Most of the new swim ladders face a protected cove formed by the dock and one of the St. Johns Bridge’s massive supports, with another ladder at the end of the dock and one accessible from the open-water side. The ladders and the tidied beach may be a small thing, but they dramatically add to the swim opportunities in North Portland, where the only indoor city pool, under a bubble in Columbia Park, shuttered in 2021. A replacement North Portland Aquatic Center is still in its planning stages, and neighborhood parents wonder if it might open before their kindergartners graduate from high school.

Even with the new access points and the success of the Big Pipe, convincing parents, or anyone, that the Willamette River is swimmable, especially in this part of North Portland, isn’t an easy task. Cathedral Park sits right next to the Portland Harbor Superfund site, and signs posted a stone’s throw from the new dock warn of contaminated sediment and resident fish that may be harmful to eat. The cleanup will be ongoing for generations.
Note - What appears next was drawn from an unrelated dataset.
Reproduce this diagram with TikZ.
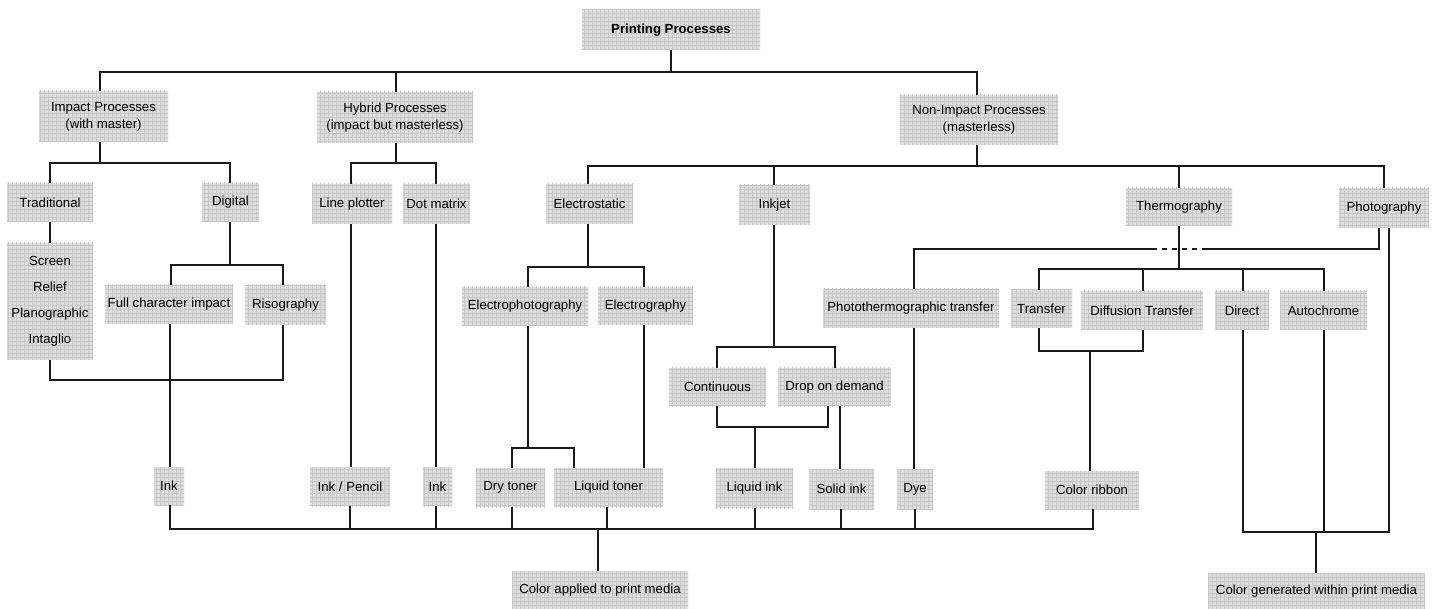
\documentclass[tikz,border=0pt]{standalone}
\usepackage{fontspec}
\setmainfont{Liberation Sans}
\usetikzlibrary{patterns}
\definecolor{boxgray}{RGB}{222,222,222}
\definecolor{gridgray}{RGB}{198,198,198}
\tikzset{
  bx/.style={fill=boxgray, postaction={pattern=grid, pattern color=gridgray},
    inner sep=0pt, align=center, text=black,
    font=\fontsize{9.9}{12.75}\selectfont},
  ln/.style={line width=1.4pt, draw=black!90, line join=miter},
}
\newcommand\mybox[7][]{\node[bx,#1, minimum width={(#5-#3)*0.75pt}, minimum height={(#6-#4)*0.75pt}] (#2) at ({(#3+#5)/2},{(#4+#6)/2}) {#7};}
\begin{document}
\begin{tikzpicture}[x=0.75pt,y=-0.75pt]
\fill[white] (0,0) rectangle (1438,609);
\useasboundingbox (0,0) rectangle (1438,609);
% nodes
\mybox{pp}{582}{10}{760}{50}{\textbf{Printing Processes}}
\mybox{imp}{39}{91}{168}{142}{Impact Processes\\(with master)}
\mybox{hyb}{317}{92}{473}{143}{Hybrid Processes\\(impact but masterless)}
\mybox{non}{900}{95}{1058}{145}{Non-Impact Processes\\(masterless)}
\mybox{trad}{7}{183}{93}{222}{Traditional}
\mybox{dig}{202}{183}{259}{222}{Digital}
\mybox{lp}{312}{184}{392}{224}{Line plotter}
\mybox{dm}{403}{184}{470}{224}{Dot matrix}
\mybox{es}{546}{184}{633}{224}{Electrostatic}
\mybox{ij}{739}{185}{810}{225}{Inkjet}
\mybox{th}{1126}{188}{1232}{226}{Thermography}
\mybox{ph}{1339}{188}{1429}{228}{Photography}
\mybox[font=\fontsize{9.9}{19.5}\selectfont]{scr}{7}{243}{93}{360}{Screen\\Relief\\Planographic\\Intaglio}
\mybox{fci}{105}{285}{233}{324}{Full character impact}
\mybox{ris}{245}{285}{326}{325}{Risography}
\mybox{ep}{462}{287}{588}{326}{Electrophotography}
\mybox{eg}{598}{287}{693}{325}{Electrography}
\mybox{ptt}{823}{289}{999}{328}{Photothermographic transfer}
\mybox{tr}{1011}{290}{1072}{328}{Transfer}
\mybox{dt}{1081}{291}{1203}{330}{Diffusion Transfer}
\mybox{di}{1215}{291}{1269}{330}{Direct}
\mybox{ac}{1280}{291}{1367}{330}{Autochrome}
\mybox{co}{669}{368}{766}{406}{Continuous}
\mybox{dod}{778}{368}{891}{406}{Drop on demand}
\mybox{inka}{154}{467}{184}{505}{Ink}
\mybox{inkp}{310}{467}{390}{506}{Ink / Pencil}
\mybox{inkb}{423}{467}{452}{506}{Ink}
\mybox{dry}{476}{468}{545}{507}{Dry toner}
\mybox{lqt}{554}{468}{663}{507}{Liquid toner}
\mybox{lqi}{716}{468}{793}{508}{Liquid ink}
\mybox{sol}{809}{469}{874}{509}{Solid ink}
\mybox{dye}{897}{469}{933}{509}{Dye}
\mybox{cr}{1045}{471}{1139}{509}{Color ribbon}
\mybox{cap}{512}{571}{688}{609}{Color applied to print media}
\mybox{cgw}{1208}{573}{1425}{609}{Color generated within print media}
% junction coordinates
\coordinate (jtop) at (671,72);
\coordinate (jci) at (755,427);
\coordinate (jtd) at (1090,351);
\coordinate (jbus) at (598,529);
\coordinate (jgen) at (1316,532);
% top level
\draw[ln] (pp.south) -- (jtop);
\draw[ln] (imp.north -| 100,0) -- (100,72) -- (977,72) -- (non.north -| 977,0);
\draw[ln] (hyb.north -| 396,0) -- (396,72);
% impact
\draw[ln] (imp.south -| 100,0) -- (100,163);
\draw[ln] (trad.north -| 50,0) -- (50,163) -- (230,163) -- (dig.north -| 230,0);
% hybrid
\draw[ln] (hyb.south -| 396,0) -- (396,163);
\draw[ln] (lp.north -| 351,0) -- (351,163) -- (436,163) -- (dm.north -| 436,0);
% non-impact
\draw[ln] (non.south -| 977,0) -- (977,166);
\draw[ln] (es.north -| 588,0) -- (588,166) -- (1384,166) -- (ph.north -| 1384,0);
\draw[ln] (ij.north -| 774,0) -- (774,166);
\draw[ln] (th.north -| 1179,0) -- (1179,166);
% traditional / digital
\draw[ln] (trad.south -| 50,0) -- (scr.north -| 50,0);
\draw[ln] (dig.south -| 230,0) -- (230,265);
\draw[ln] (fci.north -| 171,0) -- (171,265) -- (283,265) -- (ris.north -| 283,0);
\draw[ln] (scr.south -| 50,0) -- (50,380) -- (283,380) -- (ris.south -| 283,0);
\draw[ln] (fci.south -| 170,0) -- (inka.north -| 170,0);
\draw[ln] (lp.south -| 351,0) -- (inkp.north -| 351,0);
\draw[ln] (dm.south -| 436,0) -- (inkb.north -| 436,0);
% electrostatic
\draw[ln] (es.south -| 588,0) -- (588,267);
\draw[ln] (ep.north -| 528,0) -- (528,267) -- (644,267) -- (eg.north -| 644,0);
\draw[ln] (ep.south -| 528,0) -- (528,448);
\draw[ln] (dry.north -| 512,0) -- (512,448) -- (574,448) -- (lqt.north -| 574,0);
\draw[ln] (eg.south -| 644,0) -- (lqt.north -| 644,0);
% inkjet
\draw[ln] (ij.south -| 774,0) -- (774,347);
\draw[ln] (co.north -| 717,0) -- (717,347) -- (835,347) -- (dod.north -| 835,0);
\draw[ln] (co.south -| 717,0) -- (717,427) -- (828,427) -- (dod.south -| 828,0);
\draw[ln] (jci) -- (lqi.north -| 755,0);
\draw[ln] (dod.south -| 840,0) -- (sol.north -| 840,0);
% photography -> photothermographic
\draw[ln] (ph.south -| 1379,0) -- (1379,249) -- (1207,249);
\draw[line width=1pt, draw=black!90, dash pattern=on 4pt off 3.5pt] (1207,249) -- (1153,249);
\draw[ln] (1153,249) -- (914,249) -- (ptt.north -| 914,0);
\draw[ln] (ptt.south -| 914,0) -- (dye.north -| 914,0);
% thermography
\draw[ln] (th.south -| 1179,0) -- (1179,269);
\draw[ln] (tr.north -| 1039,0) -- (1039,269) -- (1324,269) -- (ac.north -| 1324,0);
\draw[ln] (dt.north -| 1143,0) -- (1143,269);
\draw[ln] (di.north -| 1243,0) -- (1243,269);
\draw[ln] (tr.south -| 1039,0) -- (1039,351) -- (1143,351) -- (dt.south -| 1143,0);
\draw[ln] (jtd) -- (cr.north -| 1090,0);
% bottom bus: colour applied
\draw[ln] (inka.south -| 170,0) -- (170,529) -- (1093,529) -- (cr.south -| 1093,0);
\draw[ln] (inkp.south -| 350,0) -- (350,529);
\draw[ln] (inkb.south -| 436,0) -- (436,529);
\draw[ln] (dry.south -| 512,0) -- (512,529);
\draw[ln] (lqt.south -| 607,0) -- (607,529);
\draw[ln] (lqi.south -| 755,0) -- (755,529);
\draw[ln] (sol.south -| 841,0) -- (841,529);
\draw[ln] (dye.south -| 915,0) -- (915,529);
\draw[ln] (jbus) -- (cap.north -| 598,0);
% colour generated
\draw[ln] (di.south -| 1243,0) -- (1243,532) -- (1389,532) -- (ph.south -| 1389,0);
\draw[ln] (ac.south -| 1324,0) -- (1324,532);
\draw[ln] (jgen) -- (cgw.north -| 1316,0);
\end{tikzpicture}
\end{document}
“There’s a lot of misunderstanding around the Superfund site in terms of what you can and can’t do,” Levenson says. Heavy metals, PCBs, and other dangerous contaminants are present in the sediment, but a person would generally need to eat bottom-feeder fish to be affected. Playing, wading, and swimming, as the signs by the beach note, are low risk.

The new dock was still awaiting its swim ladders a few days before the grand opening.

The Superfund site is a massive federal undertaking, but it’s not the only river cleanup project in the works in Portland. HAP has been fundraising for studies, lab testing, and engineering plans to address a harmful algae bloom at Ross Island, with federal earmark funds, commitments from the Oregon Department of Environmental Quality, and a grant from the Confederated Tribes of Grand Ronde. “I am committed to bringing the Big Float back once we solve the Ross Island lagoon harmful algae bloom,” Levenson says. “That’s kind of the carrot at the end of the rainbow once we get through all the work.”

HAP’s advocacy work strikes a balance of raising awareness of dangerous situations and helping people understand that in most places, at most times, it’s safe to swim in the Willamette. “It’s a nuanced communication,” says Levenson. “I definitely have two sides of my brain.” Levenson thinks HAP’s actions to make river swimming easier complements its campaigns to help solve issues like Ross Island. “Before people were swimming in the river, I think people were paying less attention to it.”

Portland might not be Boise in terms of celebrating the river that runs through it, but maybe today a new arrival won’t be as disappointed as Levenson was.